Transcribe the whole listing without a single picture.

## DATA EXTRACT
============

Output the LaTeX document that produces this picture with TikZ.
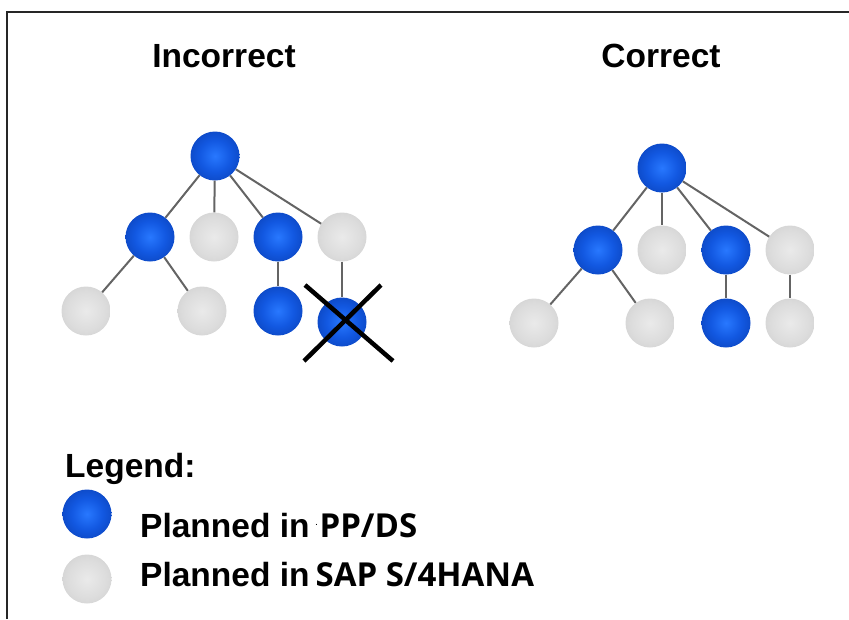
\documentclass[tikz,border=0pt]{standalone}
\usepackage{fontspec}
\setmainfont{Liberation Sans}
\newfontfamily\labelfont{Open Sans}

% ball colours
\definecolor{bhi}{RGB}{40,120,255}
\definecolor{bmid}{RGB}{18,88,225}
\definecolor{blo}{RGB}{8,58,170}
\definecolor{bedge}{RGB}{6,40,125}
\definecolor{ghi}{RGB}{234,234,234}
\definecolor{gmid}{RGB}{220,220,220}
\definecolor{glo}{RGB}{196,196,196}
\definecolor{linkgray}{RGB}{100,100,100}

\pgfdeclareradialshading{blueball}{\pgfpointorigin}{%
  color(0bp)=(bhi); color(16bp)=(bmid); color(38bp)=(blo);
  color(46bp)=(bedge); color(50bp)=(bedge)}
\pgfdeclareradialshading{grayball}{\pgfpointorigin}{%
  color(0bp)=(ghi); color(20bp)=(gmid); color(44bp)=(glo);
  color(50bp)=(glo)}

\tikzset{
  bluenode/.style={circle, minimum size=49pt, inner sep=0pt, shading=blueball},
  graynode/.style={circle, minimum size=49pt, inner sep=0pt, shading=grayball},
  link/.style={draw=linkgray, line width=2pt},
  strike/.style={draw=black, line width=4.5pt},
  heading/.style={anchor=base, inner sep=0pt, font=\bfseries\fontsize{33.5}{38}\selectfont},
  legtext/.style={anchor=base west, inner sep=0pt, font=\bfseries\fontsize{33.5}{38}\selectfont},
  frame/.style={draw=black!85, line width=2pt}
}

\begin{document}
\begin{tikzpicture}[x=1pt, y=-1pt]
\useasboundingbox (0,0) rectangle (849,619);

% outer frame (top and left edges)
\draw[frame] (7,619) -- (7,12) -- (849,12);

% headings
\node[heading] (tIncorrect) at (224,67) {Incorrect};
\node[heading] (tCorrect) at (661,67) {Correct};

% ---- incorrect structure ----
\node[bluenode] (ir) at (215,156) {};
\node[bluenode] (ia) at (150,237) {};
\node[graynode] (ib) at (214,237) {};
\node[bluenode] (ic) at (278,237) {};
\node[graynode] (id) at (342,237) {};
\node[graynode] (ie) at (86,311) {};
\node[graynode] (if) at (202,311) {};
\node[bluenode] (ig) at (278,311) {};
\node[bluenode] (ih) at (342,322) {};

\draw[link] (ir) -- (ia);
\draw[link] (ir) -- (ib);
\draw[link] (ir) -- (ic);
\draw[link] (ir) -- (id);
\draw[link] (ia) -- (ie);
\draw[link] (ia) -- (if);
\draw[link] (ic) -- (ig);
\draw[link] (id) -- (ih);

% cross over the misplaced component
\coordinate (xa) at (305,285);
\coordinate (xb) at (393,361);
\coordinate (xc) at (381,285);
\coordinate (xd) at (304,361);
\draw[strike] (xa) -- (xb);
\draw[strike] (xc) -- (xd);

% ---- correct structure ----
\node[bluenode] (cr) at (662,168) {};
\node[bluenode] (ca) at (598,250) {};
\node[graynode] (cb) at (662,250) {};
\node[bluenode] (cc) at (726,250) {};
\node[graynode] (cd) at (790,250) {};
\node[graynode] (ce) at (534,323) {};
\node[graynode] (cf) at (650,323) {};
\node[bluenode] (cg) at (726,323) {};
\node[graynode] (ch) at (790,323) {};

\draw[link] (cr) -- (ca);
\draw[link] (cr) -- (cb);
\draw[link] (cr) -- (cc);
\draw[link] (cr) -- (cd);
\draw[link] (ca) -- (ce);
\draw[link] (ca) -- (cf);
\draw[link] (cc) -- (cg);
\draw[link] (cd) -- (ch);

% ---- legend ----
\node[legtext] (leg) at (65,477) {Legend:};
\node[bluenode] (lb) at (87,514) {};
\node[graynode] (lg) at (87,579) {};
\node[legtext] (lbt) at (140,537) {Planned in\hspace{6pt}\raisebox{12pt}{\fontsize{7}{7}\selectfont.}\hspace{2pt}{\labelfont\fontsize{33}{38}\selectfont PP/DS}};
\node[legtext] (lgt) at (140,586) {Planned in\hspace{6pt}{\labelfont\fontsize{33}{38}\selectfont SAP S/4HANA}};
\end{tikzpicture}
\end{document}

============

## TASK SOLUTION
Output the LaTeX document that produces this picture with TikZ.
\documentclass[tikz,border=0pt]{standalone}
\usepackage{fontspec}
\setmainfont{Liberation Sans}
\newfontfamily\labelfont{Open Sans}

% ball colours
\definecolor{bhi}{RGB}{40,120,255}
\definecolor{bmid}{RGB}{18,88,225}
\definecolor{blo}{RGB}{8,58,170}
\definecolor{bedge}{RGB}{6,40,125}
\definecolor{ghi}{RGB}{234,234,234}
\definecolor{gmid}{RGB}{220,220,220}
\definecolor{glo}{RGB}{196,196,196}
\definecolor{linkgray}{RGB}{100,100,100}

\pgfdeclareradialshading{blueball}{\pgfpointorigin}{%
  color(0bp)=(bhi); color(16bp)=(bmid); color(38bp)=(blo);
  color(46bp)=(bedge); color(50bp)=(bedge)}
\pgfdeclareradialshading{grayball}{\pgfpointorigin}{%
  color(0bp)=(ghi); color(20bp)=(gmid); color(44bp)=(glo);
  color(50bp)=(glo)}

\tikzset{
  bluenode/.style={circle, minimum size=49pt, inner sep=0pt, shading=blueball},
  graynode/.style={circle, minimum size=49pt, inner sep=0pt, shading=grayball},
  link/.style={draw=linkgray, line width=2pt},
  strike/.style={draw=black, line width=4.5pt},
  heading/.style={anchor=base, inner sep=0pt, font=\bfseries\fontsize{33.5}{38}\selectfont},
  legtext/.style={anchor=base west, inner sep=0pt, font=\bfseries\fontsize{33.5}{38}\selectfont},
  frame/.style={draw=black!85, line width=2pt}
}

\begin{document}
\begin{tikzpicture}[x=1pt, y=-1pt]
\useasboundingbox (0,0) rectangle (849,619);

% outer frame (top and left edges)
\draw[frame] (7,619) -- (7,12) -- (849,12);

% headings
\node[heading] (tIncorrect) at (224,67) {Incorrect};
\node[heading] (tCorrect) at (661,67) {Correct};

% ---- incorrect structure ----
\node[bluenode] (ir) at (215,156) {};
\node[bluenode] (ia) at (150,237) {};
\node[graynode] (ib) at (214,237) {};
\node[bluenode] (ic) at (278,237) {};
\node[graynode] (id) at (342,237) {};
\node[graynode] (ie) at (86,311) {};
\node[graynode] (if) at (202,311) {};
\node[bluenode] (ig) at (278,311) {};
\node[bluenode] (ih) at (342,322) {};

\draw[link] (ir) -- (ia);
\draw[link] (ir) -- (ib);
\draw[link] (ir) -- (ic);
\draw[link] (ir) -- (id);
\draw[link] (ia) -- (ie);
\draw[link] (ia) -- (if);
\draw[link] (ic) -- (ig);
\draw[link] (id) -- (ih);

% cross over the misplaced component
\coordinate (xa) at (305,285);
\coordinate (xb) at (393,361);
\coordinate (xc) at (381,285);
\coordinate (xd) at (304,361);
\draw[strike] (xa) -- (xb);
\draw[strike] (xc) -- (xd);

% ---- correct structure ----
\node[bluenode] (cr) at (662,168) {};
\node[bluenode] (ca) at (598,250) {};
\node[graynode] (cb) at (662,250) {};
\node[bluenode] (cc) at (726,250) {};
\node[graynode] (cd) at (790,250) {};
\node[graynode] (ce) at (534,323) {};
\node[graynode] (cf) at (650,323) {};
\node[bluenode] (cg) at (726,323) {};
\node[graynode] (ch) at (790,323) {};

\draw[link] (cr) -- (ca);
\draw[link] (cr) -- (cb);
\draw[link] (cr) -- (cc);
\draw[link] (cr) -- (cd);
\draw[link] (ca) -- (ce);
\draw[link] (ca) -- (cf);
\draw[link] (cc) -- (cg);
\draw[link] (cd) -- (ch);

% ---- legend ----
\node[legtext] (leg) at (65,477) {Legend:};
\node[bluenode] (lb) at (87,514) {};
\node[graynode] (lg) at (87,579) {};
\node[legtext] (lbt) at (140,537) {Planned in\hspace{6pt}\raisebox{12pt}{\fontsize{7}{7}\selectfont.}\hspace{2pt}{\labelfont\fontsize{33}{38}\selectfont PP/DS}};
\node[legtext] (lgt) at (140,586) {Planned in\hspace{6pt}{\labelfont\fontsize{33}{38}\selectfont SAP S/4HANA}};
\end{tikzpicture}
\end{document}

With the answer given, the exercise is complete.